Figure scripts
◆ ◆ ◆ ◆

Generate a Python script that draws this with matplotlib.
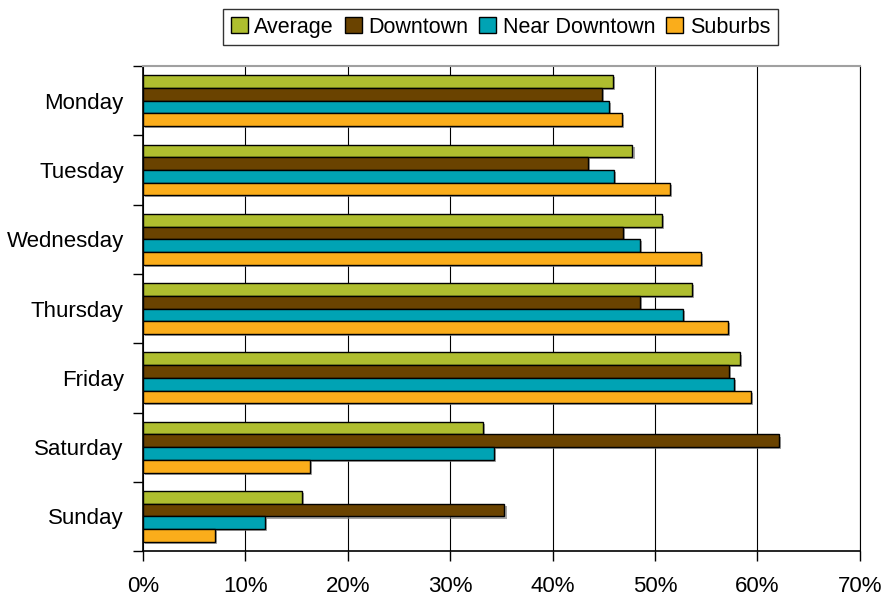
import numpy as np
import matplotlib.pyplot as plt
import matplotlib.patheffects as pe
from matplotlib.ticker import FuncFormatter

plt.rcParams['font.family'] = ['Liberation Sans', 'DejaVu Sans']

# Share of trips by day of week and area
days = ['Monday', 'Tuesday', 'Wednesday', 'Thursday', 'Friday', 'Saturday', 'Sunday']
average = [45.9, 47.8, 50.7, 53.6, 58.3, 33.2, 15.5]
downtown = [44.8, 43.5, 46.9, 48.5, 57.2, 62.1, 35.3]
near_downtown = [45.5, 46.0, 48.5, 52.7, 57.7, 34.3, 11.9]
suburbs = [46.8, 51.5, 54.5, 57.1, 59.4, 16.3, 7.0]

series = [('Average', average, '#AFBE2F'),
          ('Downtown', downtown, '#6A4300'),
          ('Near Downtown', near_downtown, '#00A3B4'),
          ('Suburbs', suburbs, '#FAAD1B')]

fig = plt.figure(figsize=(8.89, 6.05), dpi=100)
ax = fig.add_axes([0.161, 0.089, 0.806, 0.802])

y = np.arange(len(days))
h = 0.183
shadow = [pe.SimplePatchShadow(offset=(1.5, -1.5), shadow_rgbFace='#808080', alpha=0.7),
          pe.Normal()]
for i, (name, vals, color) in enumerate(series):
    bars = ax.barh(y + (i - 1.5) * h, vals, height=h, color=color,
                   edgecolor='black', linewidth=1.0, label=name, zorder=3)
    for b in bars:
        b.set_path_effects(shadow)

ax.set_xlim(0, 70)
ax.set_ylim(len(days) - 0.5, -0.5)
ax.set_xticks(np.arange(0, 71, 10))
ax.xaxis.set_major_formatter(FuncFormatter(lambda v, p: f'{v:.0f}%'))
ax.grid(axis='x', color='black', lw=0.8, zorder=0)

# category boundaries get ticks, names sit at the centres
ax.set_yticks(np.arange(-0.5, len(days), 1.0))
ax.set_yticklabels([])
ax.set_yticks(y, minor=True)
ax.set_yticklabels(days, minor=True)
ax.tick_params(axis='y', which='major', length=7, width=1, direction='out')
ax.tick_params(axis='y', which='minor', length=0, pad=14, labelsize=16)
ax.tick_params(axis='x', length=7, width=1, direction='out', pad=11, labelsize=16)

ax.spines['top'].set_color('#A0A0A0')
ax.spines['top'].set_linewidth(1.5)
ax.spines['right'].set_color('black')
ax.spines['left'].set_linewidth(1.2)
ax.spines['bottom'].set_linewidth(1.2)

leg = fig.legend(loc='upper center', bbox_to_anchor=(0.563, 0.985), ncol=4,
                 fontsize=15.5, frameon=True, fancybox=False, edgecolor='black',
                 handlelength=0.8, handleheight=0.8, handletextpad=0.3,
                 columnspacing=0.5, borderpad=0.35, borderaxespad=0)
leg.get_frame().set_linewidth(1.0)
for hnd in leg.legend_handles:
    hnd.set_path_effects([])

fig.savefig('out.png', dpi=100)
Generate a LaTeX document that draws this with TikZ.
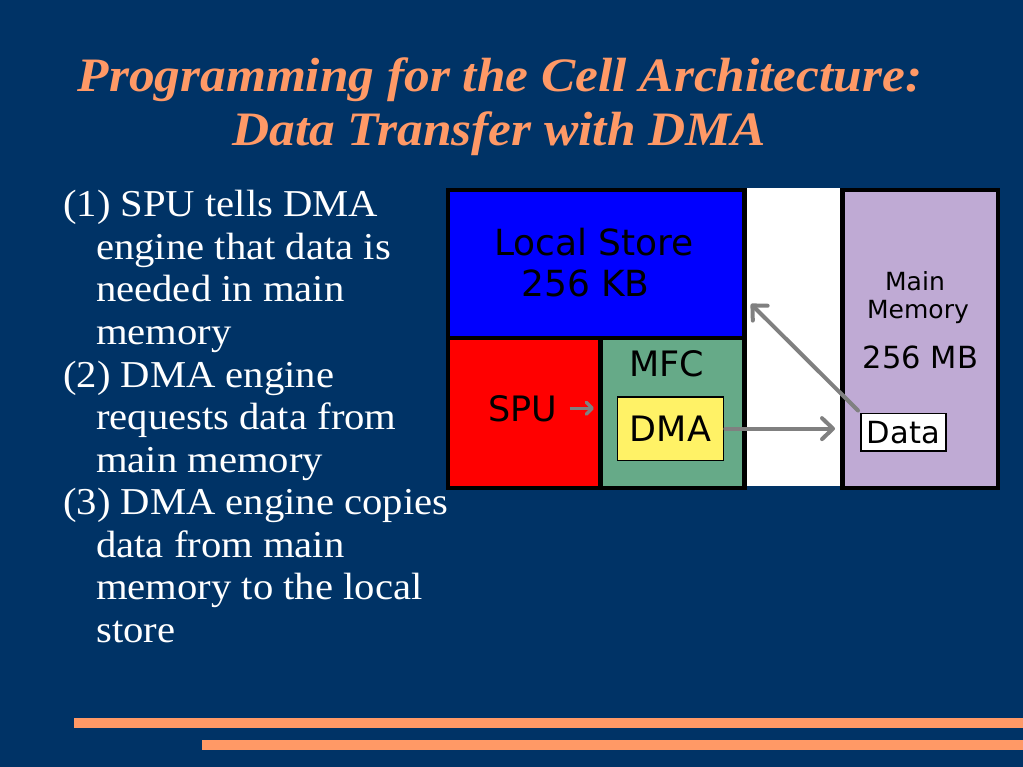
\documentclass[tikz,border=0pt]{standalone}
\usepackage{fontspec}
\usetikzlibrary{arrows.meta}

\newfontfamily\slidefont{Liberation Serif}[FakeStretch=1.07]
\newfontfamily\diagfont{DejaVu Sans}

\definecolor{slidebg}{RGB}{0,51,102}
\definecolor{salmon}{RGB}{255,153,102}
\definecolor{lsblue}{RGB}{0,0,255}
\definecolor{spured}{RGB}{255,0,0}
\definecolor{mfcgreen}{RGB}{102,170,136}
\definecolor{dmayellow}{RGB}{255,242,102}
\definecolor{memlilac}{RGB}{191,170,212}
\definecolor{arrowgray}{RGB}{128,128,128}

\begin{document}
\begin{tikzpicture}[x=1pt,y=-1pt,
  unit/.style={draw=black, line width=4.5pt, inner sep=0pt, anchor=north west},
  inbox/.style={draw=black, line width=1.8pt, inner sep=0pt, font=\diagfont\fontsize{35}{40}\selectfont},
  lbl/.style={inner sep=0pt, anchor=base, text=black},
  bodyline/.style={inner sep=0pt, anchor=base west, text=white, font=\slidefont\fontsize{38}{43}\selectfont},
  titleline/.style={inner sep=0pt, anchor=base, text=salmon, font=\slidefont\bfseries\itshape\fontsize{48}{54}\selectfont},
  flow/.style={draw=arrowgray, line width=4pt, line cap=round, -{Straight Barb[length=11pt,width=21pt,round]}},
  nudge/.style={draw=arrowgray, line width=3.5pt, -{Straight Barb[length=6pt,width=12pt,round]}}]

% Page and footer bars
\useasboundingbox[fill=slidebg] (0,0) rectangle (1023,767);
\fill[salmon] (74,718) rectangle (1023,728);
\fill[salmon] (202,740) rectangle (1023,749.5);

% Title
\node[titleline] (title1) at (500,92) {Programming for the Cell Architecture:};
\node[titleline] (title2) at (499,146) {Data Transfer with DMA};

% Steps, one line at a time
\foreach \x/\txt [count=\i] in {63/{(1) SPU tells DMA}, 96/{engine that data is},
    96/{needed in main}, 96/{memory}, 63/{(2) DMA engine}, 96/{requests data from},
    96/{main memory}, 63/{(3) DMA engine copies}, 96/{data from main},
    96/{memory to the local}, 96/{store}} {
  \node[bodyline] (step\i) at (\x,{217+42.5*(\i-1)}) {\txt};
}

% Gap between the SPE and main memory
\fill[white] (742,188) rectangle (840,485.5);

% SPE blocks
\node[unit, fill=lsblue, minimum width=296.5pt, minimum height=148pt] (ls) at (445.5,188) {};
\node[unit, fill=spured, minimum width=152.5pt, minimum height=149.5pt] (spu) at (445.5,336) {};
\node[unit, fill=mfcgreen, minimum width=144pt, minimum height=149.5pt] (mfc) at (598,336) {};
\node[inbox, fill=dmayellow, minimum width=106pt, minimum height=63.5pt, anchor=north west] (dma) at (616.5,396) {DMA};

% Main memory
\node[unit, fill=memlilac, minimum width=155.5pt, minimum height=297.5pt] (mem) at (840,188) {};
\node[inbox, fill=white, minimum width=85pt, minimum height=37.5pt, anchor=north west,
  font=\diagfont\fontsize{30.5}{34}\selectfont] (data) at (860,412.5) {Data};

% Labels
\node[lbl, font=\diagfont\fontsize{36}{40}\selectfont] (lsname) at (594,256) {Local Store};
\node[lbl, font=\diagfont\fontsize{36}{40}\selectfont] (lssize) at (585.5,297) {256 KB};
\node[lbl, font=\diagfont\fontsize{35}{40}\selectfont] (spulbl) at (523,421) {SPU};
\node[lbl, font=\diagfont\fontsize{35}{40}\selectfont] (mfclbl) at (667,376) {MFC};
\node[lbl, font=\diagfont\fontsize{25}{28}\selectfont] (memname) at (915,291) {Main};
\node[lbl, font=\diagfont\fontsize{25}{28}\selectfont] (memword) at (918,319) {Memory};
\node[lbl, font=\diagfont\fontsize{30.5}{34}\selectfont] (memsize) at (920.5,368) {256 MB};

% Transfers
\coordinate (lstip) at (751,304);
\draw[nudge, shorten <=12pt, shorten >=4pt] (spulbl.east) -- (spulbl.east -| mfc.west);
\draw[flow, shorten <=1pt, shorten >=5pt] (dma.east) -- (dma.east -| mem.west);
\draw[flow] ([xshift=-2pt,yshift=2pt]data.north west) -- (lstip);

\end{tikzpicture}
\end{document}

◆ ◆ ◆ ◆

Copy out all of the material exactly as written, without its pictures.

**Solution for this task**:
Generate a Python script that draws this with matplotlib.
import numpy as np
import matplotlib.pyplot as plt
import matplotlib.patheffects as pe
from matplotlib.ticker import FuncFormatter

plt.rcParams['font.family'] = ['Liberation Sans', 'DejaVu Sans']

# Share of trips by day of week and area
days = ['Monday', 'Tuesday', 'Wednesday', 'Thursday', 'Friday', 'Saturday', 'Sunday']
average = [45.9, 47.8, 50.7, 53.6, 58.3, 33.2, 15.5]
downtown = [44.8, 43.5, 46.9, 48.5, 57.2, 62.1, 35.3]
near_downtown = [45.5, 46.0, 48.5, 52.7, 57.7, 34.3, 11.9]
suburbs = [46.8, 51.5, 54.5, 57.1, 59.4, 16.3, 7.0]

series = [('Average', average, '#AFBE2F'),
          ('Downtown', downtown, '#6A4300'),
          ('Near Downtown', near_downtown, '#00A3B4'),
          ('Suburbs', suburbs, '#FAAD1B')]

fig = plt.figure(figsize=(8.89, 6.05), dpi=100)
ax = fig.add_axes([0.161, 0.089, 0.806, 0.802])

y = np.arange(len(days))
h = 0.183
shadow = [pe.SimplePatchShadow(offset=(1.5, -1.5), shadow_rgbFace='#808080', alpha=0.7),
          pe.Normal()]
for i, (name, vals, color) in enumerate(series):
    bars = ax.barh(y + (i - 1.5) * h, vals, height=h, color=color,
                   edgecolor='black', linewidth=1.0, label=name, zorder=3)
    for b in bars:
        b.set_path_effects(shadow)

ax.set_xlim(0, 70)
ax.set_ylim(len(days) - 0.5, -0.5)
ax.set_xticks(np.arange(0, 71, 10))
ax.xaxis.set_major_formatter(FuncFormatter(lambda v, p: f'{v:.0f}%'))
ax.grid(axis='x', color='black', lw=0.8, zorder=0)

# category boundaries get ticks, names sit at the centres
ax.set_yticks(np.arange(-0.5, len(days), 1.0))
ax.set_yticklabels([])
ax.set_yticks(y, minor=True)
ax.set_yticklabels(days, minor=True)
ax.tick_params(axis='y', which='major', length=7, width=1, direction='out')
ax.tick_params(axis='y', which='minor', length=0, pad=14, labelsize=16)
ax.tick_params(axis='x', length=7, width=1, direction='out', pad=11, labelsize=16)

ax.spines['top'].set_color('#A0A0A0')
ax.spines['top'].set_linewidth(1.5)
ax.spines['right'].set_color('black')
ax.spines['left'].set_linewidth(1.2)
ax.spines['bottom'].set_linewidth(1.2)

leg = fig.legend(loc='upper center', bbox_to_anchor=(0.563, 0.985), ncol=4,
                 fontsize=15.5, frameon=True, fancybox=False, edgecolor='black',
                 handlelength=0.8, handleheight=0.8, handletextpad=0.3,
                 columnspacing=0.5, borderpad=0.35, borderaxespad=0)
leg.get_frame().set_linewidth(1.0)
for hnd in leg.legend_handles:
    hnd.set_path_effects([])

fig.savefig('out.png', dpi=100)
Generate a LaTeX document that draws this with TikZ.
\documentclass[tikz,border=0pt]{standalone}
\usepackage{fontspec}
\usetikzlibrary{arrows.meta}

\newfontfamily\slidefont{Liberation Serif}[FakeStretch=1.07]
\newfontfamily\diagfont{DejaVu Sans}

\definecolor{slidebg}{RGB}{0,51,102}
\definecolor{salmon}{RGB}{255,153,102}
\definecolor{lsblue}{RGB}{0,0,255}
\definecolor{spured}{RGB}{255,0,0}
\definecolor{mfcgreen}{RGB}{102,170,136}
\definecolor{dmayellow}{RGB}{255,242,102}
\definecolor{memlilac}{RGB}{191,170,212}
\definecolor{arrowgray}{RGB}{128,128,128}

\begin{document}
\begin{tikzpicture}[x=1pt,y=-1pt,
  unit/.style={draw=black, line width=4.5pt, inner sep=0pt, anchor=north west},
  inbox/.style={draw=black, line width=1.8pt, inner sep=0pt, font=\diagfont\fontsize{35}{40}\selectfont},
  lbl/.style={inner sep=0pt, anchor=base, text=black},
  bodyline/.style={inner sep=0pt, anchor=base west, text=white, font=\slidefont\fontsize{38}{43}\selectfont},
  titleline/.style={inner sep=0pt, anchor=base, text=salmon, font=\slidefont\bfseries\itshape\fontsize{48}{54}\selectfont},
  flow/.style={draw=arrowgray, line width=4pt, line cap=round, -{Straight Barb[length=11pt,width=21pt,round]}},
  nudge/.style={draw=arrowgray, line width=3.5pt, -{Straight Barb[length=6pt,width=12pt,round]}}]

% Page and footer bars
\useasboundingbox[fill=slidebg] (0,0) rectangle (1023,767);
\fill[salmon] (74,718) rectangle (1023,728);
\fill[salmon] (202,740) rectangle (1023,749.5);

% Title
\node[titleline] (title1) at (500,92) {Programming for the Cell Architecture:};
\node[titleline] (title2) at (499,146) {Data Transfer with DMA};

% Steps, one line at a time
\foreach \x/\txt [count=\i] in {63/{(1) SPU tells DMA}, 96/{engine that data is},
    96/{needed in main}, 96/{memory}, 63/{(2) DMA engine}, 96/{requests data from},
    96/{main memory}, 63/{(3) DMA engine copies}, 96/{data from main},
    96/{memory to the local}, 96/{store}} {
  \node[bodyline] (step\i) at (\x,{217+42.5*(\i-1)}) {\txt};
}

% Gap between the SPE and main memory
\fill[white] (742,188) rectangle (840,485.5);

% SPE blocks
\node[unit, fill=lsblue, minimum width=296.5pt, minimum height=148pt] (ls) at (445.5,188) {};
\node[unit, fill=spured, minimum width=152.5pt, minimum height=149.5pt] (spu) at (445.5,336) {};
\node[unit, fill=mfcgreen, minimum width=144pt, minimum height=149.5pt] (mfc) at (598,336) {};
\node[inbox, fill=dmayellow, minimum width=106pt, minimum height=63.5pt, anchor=north west] (dma) at (616.5,396) {DMA};

% Main memory
\node[unit, fill=memlilac, minimum width=155.5pt, minimum height=297.5pt] (mem) at (840,188) {};
\node[inbox, fill=white, minimum width=85pt, minimum height=37.5pt, anchor=north west,
  font=\diagfont\fontsize{30.5}{34}\selectfont] (data) at (860,412.5) {Data};

% Labels
\node[lbl, font=\diagfont\fontsize{36}{40}\selectfont] (lsname) at (594,256) {Local Store};
\node[lbl, font=\diagfont\fontsize{36}{40}\selectfont] (lssize) at (585.5,297) {256 KB};
\node[lbl, font=\diagfont\fontsize{35}{40}\selectfont] (spulbl) at (523,421) {SPU};
\node[lbl, font=\diagfont\fontsize{35}{40}\selectfont] (mfclbl) at (667,376) {MFC};
\node[lbl, font=\diagfont\fontsize{25}{28}\selectfont] (memname) at (915,291) {Main};
\node[lbl, font=\diagfont\fontsize{25}{28}\selectfont] (memword) at (918,319) {Memory};
\node[lbl, font=\diagfont\fontsize{30.5}{34}\selectfont] (memsize) at (920.5,368) {256 MB};

% Transfers
\coordinate (lstip) at (751,304);
\draw[nudge, shorten <=12pt, shorten >=4pt] (spulbl.east) -- (spulbl.east -| mfc.west);
\draw[flow, shorten <=1pt, shorten >=5pt] (dma.east) -- (dma.east -| mem.west);
\draw[flow] ([xshift=-2pt,yshift=2pt]data.north west) -- (lstip);

\end{tikzpicture}
\end{document}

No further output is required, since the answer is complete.